Lilienfeld further contends that he could not have made statements to Owens and Roosevelt in the summer of 1998 regarding burning down the house because he claims to have been at the Lino Lakes Minnesota Correctional Facility during that time. There is nothing in the record to support his claim, and the evidence is sufficient to convict him of the crimes charged. See State v. Ostrem, 535 N.W.2d 916, 923 (Minn.1995) (even if conviction rests on circumstantial evidence, court must uphold verdict so long as reasonable inferences from evidence are consistent only with defendant’s guilt).
A defendant claiming ineffective assistance of counsel must show by a preponderance of the evidence that counsel’s representation "fell below an objective standard of reasonableness" and that counsel’s error so prejudiced defendant at trial that, but for the error, there would have been a different outcome at trial. State v. Doppler, 590 N.W.2d 627, 633 (Minn. 1999) (quoting Strickland v. Washington, 466 U.S. 668, 687, 104 S. Ct. 2052, 2064 (1984)). Whether representation fell below an objective reasonableness standard requires a determination as to whether the representation was "reasonable in the light of all the circumstances." Dent v. State, 441 N.W.2d 497, 500 (Minn. 1989) (citation omitted). A strong presumption exists that counsel’s representation fell within the range of reasonableness. King v. State, 562 N.W.2d 791, 795 (Minn. 1997).
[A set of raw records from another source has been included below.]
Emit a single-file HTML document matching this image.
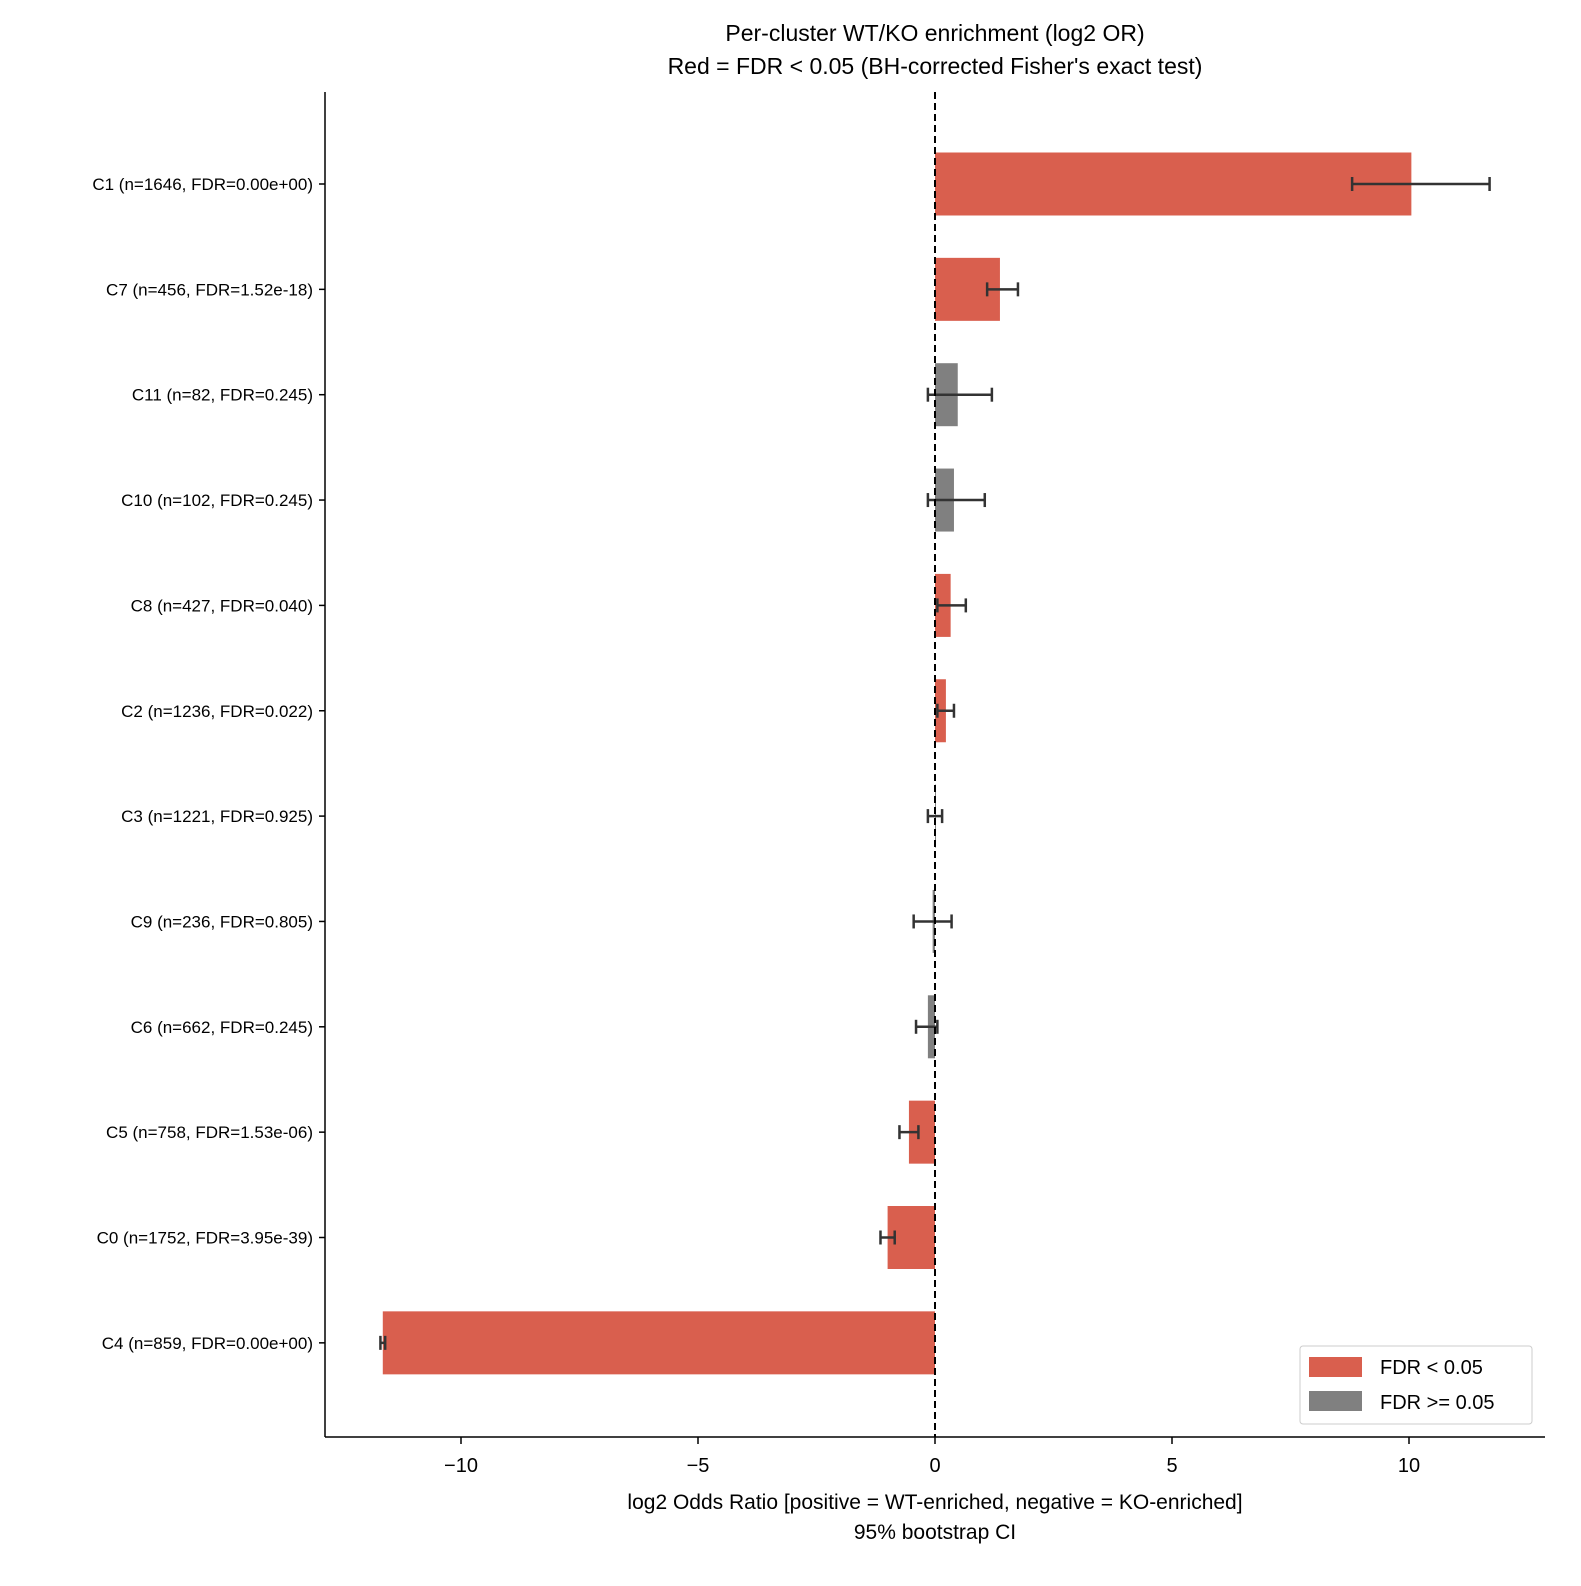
<!DOCTYPE html>
<html><head><meta charset="utf-8"><style>
body{margin:0;background:#fff;}
svg{display:block;font-family:"Liberation Sans",Arial,sans-serif;}
</style></head><body>
<svg id="chart" width="1581" height="1586" viewBox="0 0 1581 1586">
<text x="935" y="41" text-anchor="middle" font-size="23">Per-cluster WT/KO enrichment (log2 OR)</text>
<text x="935" y="74" text-anchor="middle" font-size="23">Red = FDR &lt; 0.05 (BH-corrected Fisher's exact test)</text>
<g id="bars"></g>
<g id="axes"></g>
<text x="935" y="1509" text-anchor="middle" font-size="21">log2 Odds Ratio [positive = WT-enriched, negative = KO-enriched]</text>
<text x="935" y="1539" text-anchor="middle" font-size="21">95% bootstrap CI</text>
<g>
<rect x="1300" y="1346" width="232" height="78" fill="#fff" stroke="#ccc" rx="3"/>
<rect x="1309" y="1357" width="53" height="20" fill="#d95f4e"/>
<text x="1380" y="1374" font-size="20">FDR &lt; 0.05</text>
<rect x="1309" y="1391" width="53" height="20" fill="#808080"/>
<text x="1380" y="1409" font-size="20">FDR &gt;= 0.05</text>
</g>
</svg>
<script>
const labels=["C1 (n=1646, FDR=0.00e+00)","C7 (n=456, FDR=1.52e-18)","C11 (n=82, FDR=0.245)","C10 (n=102, FDR=0.245)","C8 (n=427, FDR=0.040)","C2 (n=1236, FDR=0.022)","C3 (n=1221, FDR=0.925)","C9 (n=236, FDR=0.805)","C6 (n=662, FDR=0.245)","C5 (n=758, FDR=1.53e-06)","C0 (n=1752, FDR=3.95e-39)","C4 (n=859, FDR=0.00e+00)"];
const values=[10.05,1.37,0.48,0.4,0.33,0.23,0.0,-0.05,-0.15,-0.55,-1.0,-11.65];
const ciLow=[8.8,1.1,-0.15,-0.15,0.05,0.05,-0.15,-0.45,-0.4,-0.75,-1.15,-11.7];
const ciHigh=[11.7,1.75,1.2,1.05,0.65,0.4,0.15,0.35,0.05,-0.35,-0.85,-11.6];
const significant=[true,true,false,false,true,true,false,false,false,true,true,true];
const xTicks=[-10,-5,0,5,10];
const NS="http://www.w3.org/2000/svg";
const X=v=>935+v*47.4;
const Y=i=>184+i*105.35;
function mk(tag,attrs,parent){const e=document.createElementNS(NS,tag);for(const k in attrs)e.setAttribute(k,attrs[k]);parent.appendChild(e);return e;}
const bars=document.getElementById('bars'),axes=document.getElementById('axes');
values.forEach((v,i)=>{
 const x0=Math.min(X(0),X(v)),w=Math.abs(X(v)-X(0));
 const r=mk('rect',{x:x0,y:Y(i)-31.5,width:Math.max(w,1),height:63,fill:significant[i]?'#d95f4e':'#808080'},bars);
 
 
 const g=mk('g',{stroke:'#333','stroke-width':2.5},bars);
 
 
 mk('line',{x1:X(ciLow[i]),x2:X(ciHigh[i]),y1:Y(i),y2:Y(i)},g);
 mk('line',{x1:X(ciLow[i]),x2:X(ciLow[i]),y1:Y(i)-7,y2:Y(i)+7},g);
 mk('line',{x1:X(ciHigh[i]),x2:X(ciHigh[i]),y1:Y(i)-7,y2:Y(i)+7},g);
 mk('line',{x1:319,x2:325,y1:Y(i),y2:Y(i),stroke:'#000','stroke-width':1.5},axes);
 const t=mk('text',{x:313,y:Y(i)+6,'text-anchor':'end','font-size':17},axes);
 t.textContent=labels[i];
 
 
});
const zl=mk('line',{x1:X(0),x2:X(0),y1:92,y2:1437,stroke:'#000','stroke-width':2,'stroke-dasharray':'7,4'},axes);


mk('line',{x1:325,x2:325,y1:92,y2:1437,stroke:'#000','stroke-width':1.5},axes);
mk('line',{x1:325,x2:1545,y1:1437,y2:1437,stroke:'#000','stroke-width':1.5},axes);
xTicks.forEach(t=>{
 mk('line',{x1:X(t),x2:X(t),y1:1437,y2:1444,stroke:'#000','stroke-width':1.5},axes);
 const e=mk('text',{x:X(t),y:1472,'text-anchor':'middle','font-size':20},axes);
 e.textContent=t<0?'\u2212'+(-t):String(t);
 
 
});
</script>
</body></html>
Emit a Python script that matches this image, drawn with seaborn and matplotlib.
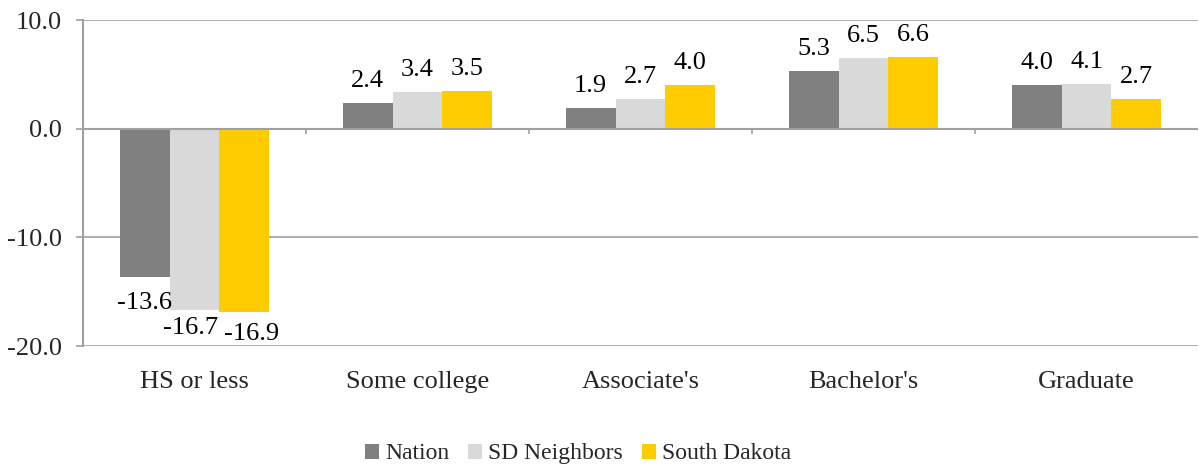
import matplotlib
matplotlib.use("Agg")
import matplotlib.pyplot as plt
import seaborn as sns
import pandas as pd

categories = ["HS or less", "Some college", "Associate's", "Bachelor's", "Graduate"]
series = ["Nation", "SD Neighbors", "South Dakota"]
nation = [-13.6, 2.4, 1.9, 5.3, 4.0]
neighbors = [-16.7, 3.4, 2.7, 6.5, 4.1]
south_dakota = [-16.9, 3.5, 4.0, 6.6, 2.7]
colors = ["#808080", "#D9D9D9", "#FFCC00"]
yticks = [-20, -10, 0, 10]

rows = []
for s, vals in zip(series, [nation, neighbors, south_dakota]):
    for c, v in zip(categories, vals):
        rows.append({"cat": c, "series": s, "val": v})
df = pd.DataFrame(rows)

sns.set_theme(style="white")
plt.rcParams["font.family"] = ["Liberation Serif", "DejaVu Serif"]
FS = 19

fig = plt.figure(figsize=(11.99, 4.67), dpi=100)
ax = fig.add_axes([0.0692, 0.259, 0.93, 0.698])

sns.barplot(data=df, x="cat", y="val", hue="series", order=categories,
            hue_order=series, palette=colors, width=0.67, saturation=1,
            ax=ax, errorbar=None, linewidth=0)

neg_pad = [11, 5, 8]
neg_dx = [0, -3, 5]
for i, cont in enumerate(ax.containers):
    vals = cont.datavalues
    pos_labels = [f"{v:.1f}" if v >= 0 else "" for v in vals]
    neg_labels = [f"{v:.1f}" if v < 0 else "" for v in vals]
    ax.bar_label(cont, labels=pos_labels, padding=8, fontsize=FS, color="black")
    anns = ax.bar_label(cont, labels=neg_labels, padding=neg_pad[i], fontsize=FS,
                        color="black")
    for a in anns:
        dx, dy = a.xyann
        a.xyann = (dx + neg_dx[i], dy)

ax.set_ylim(-20, 10)
ax.set_xlim(-0.5, len(categories) - 0.5)
ax.set_yticks(yticks)
ax.set_yticklabels([f"{t:.1f}" for t in yticks], fontsize=FS)
for t in yticks:
    ax.axhline(t, color="#A0A0A0", linewidth=1.2, zorder=0)
ax.axhline(0, color="#A0A0A0", linewidth=1.5, zorder=3)
ax.vlines([i + 0.5 for i in range(len(categories) - 1)], -0.45, 0,
          color="#A0A0A0", linewidth=1.2, zorder=3)

for side in ["top", "right", "bottom"]:
    ax.spines[side].set_visible(False)
ax.spines["left"].set_color("#A0A0A0")
ax.spines["left"].set_linewidth(1.5)
ax.tick_params(axis="y", length=5, width=1.2, color="#A0A0A0", left=True, pad=10)
ax.tick_params(axis="x", length=0, labelsize=FS, pad=18)
ax.set_xlabel("")
ax.set_ylabel("")

handles, labels = ax.get_legend_handles_labels()
ax.get_legend().remove()
fig.legend(handles, labels, loc="center", bbox_to_anchor=(0.482, 0.028),
           ncol=3, frameon=False, fontsize=17,
           handlelength=0.6, handleheight=0.6, handletextpad=0.25, columnspacing=0.8,
           borderaxespad=0)

fig.savefig("out.png", dpi=100)
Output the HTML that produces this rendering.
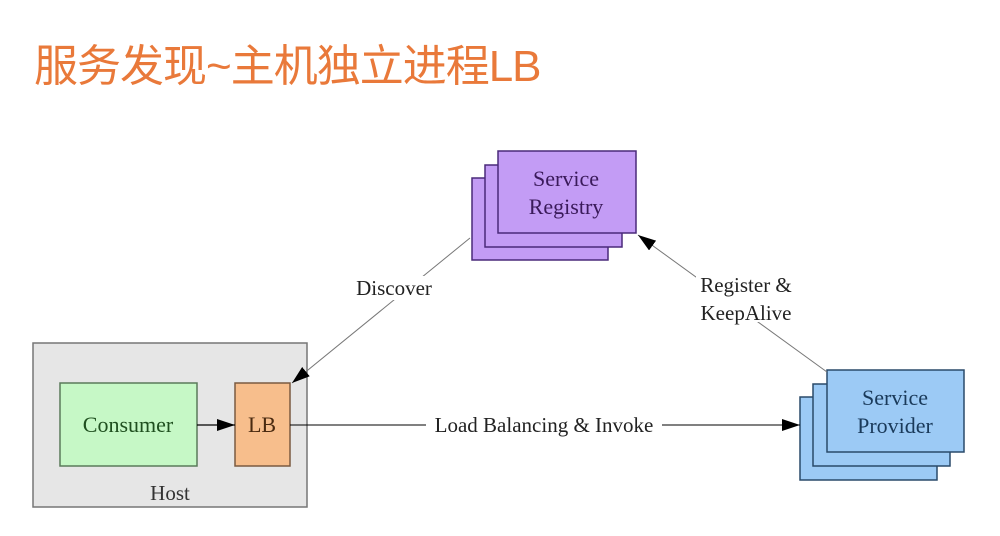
<!DOCTYPE html>
<html><head><meta charset="utf-8"><style>
body{margin:0;width:1000px;height:536px;background:#fff;overflow:hidden;position:relative;font-family:"Liberation Serif",serif}
.t{position:absolute;left:34px;top:30px;font-family:"Liberation Sans","Noto Sans CJK SC",sans-serif;font-size:44px;color:#e9793a;white-space:nowrap;letter-spacing:-1px}
</style></head><body>
<div class="t">服务发现~主机独立进程LB</div>
<svg width="1000" height="536" style="position:absolute;left:0;top:0" font-family="Liberation Serif, serif">
<defs><marker id="b" markerWidth="18" markerHeight="12" refX="18" refY="6" orient="auto" markerUnits="userSpaceOnUse"><path d="M0,0 L18,6 L0,12 Z" fill="#000"/></marker></defs>
<rect x="33" y="343" width="274" height="164" fill="#e6e6e6" stroke="#777" stroke-width="1.5"/>
<rect x="60" y="383" width="137" height="83" fill="#c6f8c6" stroke="#5a7a5a" stroke-width="1.5"/>
<text x="128" y="432" text-anchor="middle" font-size="22" fill="#1f4f1f">Consumer</text>
<rect x="235" y="383" width="55" height="83" fill="#f7be8c" stroke="#7a5a40" stroke-width="1.5"/>
<text x="262" y="432" text-anchor="middle" font-size="22" fill="#4a2a10">LB</text>
<text x="170" y="500" text-anchor="middle" font-size="21" fill="#333">Host</text>
<g fill="#c39cf5" stroke="#4a2a7a" stroke-width="1.5">
<rect x="472" y="178" width="136" height="82"/><rect x="485" y="165" width="137" height="82"/><rect x="498" y="151" width="138" height="82"/></g>
<text x="566" y="186" text-anchor="middle" font-size="22" fill="#3a1a5a">Service</text>
<text x="566" y="214" text-anchor="middle" font-size="22" fill="#3a1a5a">Registry</text>
<g fill="#9ccaf5" stroke="#2a4a6a" stroke-width="1.5">
<rect x="800" y="397" width="137" height="83"/><rect x="813" y="384" width="137" height="82"/><rect x="827" y="370" width="137" height="82"/></g>
<text x="895" y="405" text-anchor="middle" font-size="22" fill="#1a3a5a">Service</text>
<text x="895" y="433" text-anchor="middle" font-size="22" fill="#1a3a5a">Provider</text>
<line x1="197" y1="425" x2="235" y2="425" stroke="#000" stroke-width="1.2" marker-end="url(#b)"/>
<line x1="290" y1="425" x2="800" y2="425" stroke="#000" stroke-width="1" marker-end="url(#b)"/>
<rect x="426" y="412" width="236" height="24" fill="#fff"/>
<text x="544" y="432" text-anchor="middle" font-size="21" fill="#222">Load Balancing &amp; Invoke</text>
<line x1="470" y1="238" x2="292" y2="383" stroke="#777" stroke-width="1" marker-end="url(#b)"/>
<rect x="352" y="276" width="86" height="24" fill="#fff"/>
<text x="394" y="295" text-anchor="middle" font-size="21" fill="#222">Discover</text>
<line x1="827" y1="372" x2="638" y2="235" stroke="#777" stroke-width="1" marker-end="url(#b)"/>
<rect x="696" y="272" width="100" height="50" fill="#fff"/>
<text x="746" y="292" text-anchor="middle" font-size="21" fill="#222">Register &amp;</text>
<text x="746" y="320" text-anchor="middle" font-size="21" fill="#222">KeepAlive</text>
</svg>
</body></html>
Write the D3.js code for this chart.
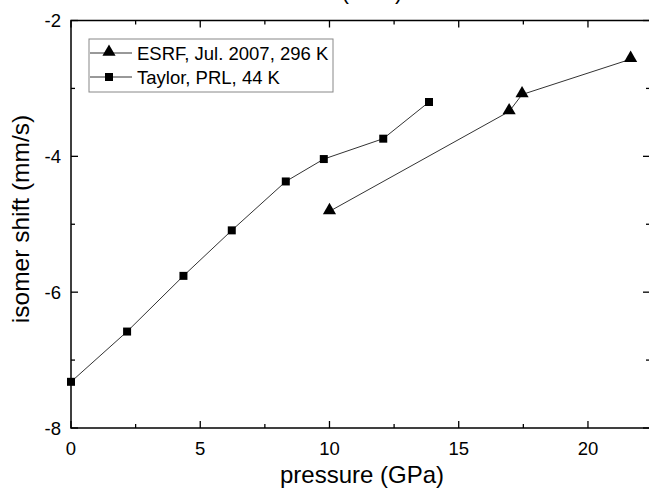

Lilienfeld argues that his trial counsel was ineffective because he chose not to make an opening statement and he did not obtain certain records. Generally, an ineffective assistance of counsel claim should be raised in a postconviction petition for relief, rather than on direct appeal, because a postconviction hearing provides the trial court with necessary facts to explain counsel’s decisions, thus allowing for a proper consideration of counsel’s performance. State v. Gustafson, 610 N.W.2d 314, 321 (Minn. 2000).
Counsel’s choice not to make an opening statement is a strategic decision that should be left to his or her discretion and that is not for this court to second-guess, thus allowing counsel flexibility when representing a client. King, 562 N.W.2d at 795 (counsel must have discretion to determine trial strategy and should have flexibility in representing clients). In addition, the jury was told that defense counsel could make an opening statement, could wait until later on during trial, or need make no opening statement at all.
Before trial, defense counsel also addressed issues regarding the discovery and production of Housing Inspection Department records and a 1998 Notice of Unlawful Occupancy. Counsel stated at that time that he did not plan to produce these records as evidence at trial. What evidence to present to the jury represents counsel’s determination of trial tactics, which lie within the proper discretion of trial counsel and will not be reviewed later for competence. State v. Voorhees, 596 N.W.2d 241, 255 (Minn. 1999). We conclude, therefore, that Lilienfeld’s ineffective assistance of counsel claim is without merit.
Finally, Lilienfeld argues that the state withheld exculpatory evidence by failing to disclose the existence of a fire at the house in June 1998. A due process violation occurs when the prosecution withholds material evidence favorable to the accused. Brady v. Maryland, 373 U.S. 83, 87, 83 S. Ct. 1194, 1196-97 (1963). The evidence withheld must be "material to either guilt or to punishment." Id., 83 S. Ct. at 1197.
Lilienfeld has submitted a letter from the Minneapolis Housing Inspection Services dated September 28, 2000, stating that the house in question sustained a fire in June 1998. But Lilienfeld fails to reveal how evidence that a fire occurred in June 1998 is relevant and material to the fire in April 1999, except by stating that it would give credibility to his argument that someone else started the April 1999 fire. See State v. Williams, 593 N.W.2d 227, 235-36 (Minn.), cert. denied, 528 U.S. 874 (1999) (finding no reversible error when evidence not material).
Under Minn. R. Evid. 404(b), a defendant may seek to introduce evidence that a third person, not the defendant, committed the crime of which defendant is accused. State v. Johnson, 568 N.W.2d 426, 433 (Minn. 1997). This evidence may include a “third person’s motive to commit the crime, threats made by the third person, or other facts tending to prove the third person committed the crime.” Woodruff v. State, 608 N.W.2d 881, 885 (Minn. 2000) (citation omitted). Before such evidence can be introduced, however, a defendant must provide a foundation with evidence tending to connect the other person with committing the crime. Id.
Defendant has not shown how the additional information is material and relevant, nor has he provided a foundation to show that a third person set the fire.
* Retired judge of the Minnesota Court of Appeals, serving by appointment pursuant to Minn. Const. art. VI, § 10.